Aside from plymouth-set-default-plugin, the other Plymouth binaries include plymouth, plymouthd, and plymouth-log-viewer. The plymouth executable is used for configuring the Plymouth Daemon (plymouthd). Plymouth can support prompting the user for a password and sending it to a command, whether to retain the boot splash on exit, and other options. In addition to Plymouth being a nice KMS-driven graphically pleasing boot experience, Plymouth logs all messages generated during the boot process. Once the system has booted the log can be viewed using plymouth-log-viewer, which is a simple GTK window.
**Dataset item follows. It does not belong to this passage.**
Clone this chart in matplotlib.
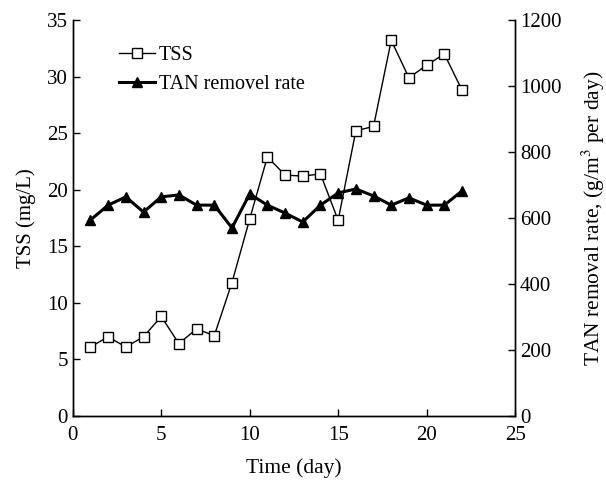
import matplotlib
matplotlib.use("Agg")
import matplotlib.pyplot as plt

plt.rcParams['font.family'] = ['Liberation Serif', 'DejaVu Serif']
plt.rcParams['mathtext.fontset'] = 'stix'

days = list(range(1, 23))
tss = [6.1, 7.0, 6.1, 7.0, 8.8, 6.4, 7.7, 7.1, 11.8, 17.4, 22.9, 21.3, 21.2, 21.4,
       17.3, 25.2, 25.6, 33.2, 29.9, 31.0, 32.0, 28.8]
tan = [594, 639, 664, 618, 664, 670, 639, 639, 570, 673, 639, 615, 588, 639,
       676, 688, 667, 639, 661, 639, 639, 682]

fig = plt.figure(figsize=(6.06, 4.88), dpi=100)
ax = fig.add_axes([0.12, 0.1475, 0.73, 0.8115])
ax2 = ax.twinx()

l1, = ax.plot(days, tss, color='black', lw=1.0, marker='s', markersize=6.5,
              markerfacecolor='white', markeredgecolor='black', markeredgewidth=1.0, label='TSS')
l2, = ax2.plot(days, tan, color='black', lw=2.2, marker='^', markersize=7,
               markerfacecolor='black', label='TAN removel rate')

ax.set_xlim(0, 25)
ax.set_ylim(0, 35)
ax2.set_ylim(0, 1200)
ax.set_xticks([0, 5, 10, 15, 20, 25])
ax.set_yticks(range(0, 36, 5))
ax2.set_yticks(range(0, 1201, 200))

for a in (ax, ax2):
    a.spines['top'].set_visible(False)
    a.tick_params(direction='in', labelsize=15, length=5, width=1)
    for s in a.spines.values():
        s.set_linewidth(1.0)
ax.tick_params(axis='x', pad=7)

ax.set_xlabel('Time (day)', fontsize=15.5, labelpad=10)
ax.set_ylabel('TSS (mg/L)', fontsize=15, labelpad=8)
ax2.set_ylabel('TAN removal rate, (g/m$^3$ per day)', fontsize=15.5, labelpad=13)

ax.legend([l1, l2], ['TSS', 'TAN removel rate'], loc='upper left', frameon=False,
          fontsize=14.5, handlelength=1.8, handletextpad=0.2, bbox_to_anchor=(0.104, 0.935),
          borderaxespad=0, borderpad=0, labelspacing=0.5)

fig.savefig('out.png', dpi=100)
Alternatively, the boot messages are logged to /var/log/bootmessages.log by Plymouth.

For those that don't have graphics hardware that supports kernel mode-setting, Plymouth will fallback to using a text mode progress bar or the displaying the detailed messages. Plymouth does also support using a VESA frame-buffer (vesafb) by issuing an additional argument from GRUB (using vga=0x318). Right now the ATI R500 and R600 (Radeon X1000, HD 2000, HD 3000 series) is what's working well with kernel mode-setting on Fedora 10. Previously the Intel driver had worked well with KMS on Fedora 9, but due to major changes including the Graphics Execution Manager and other invasive work, the KMS support has fallen behind.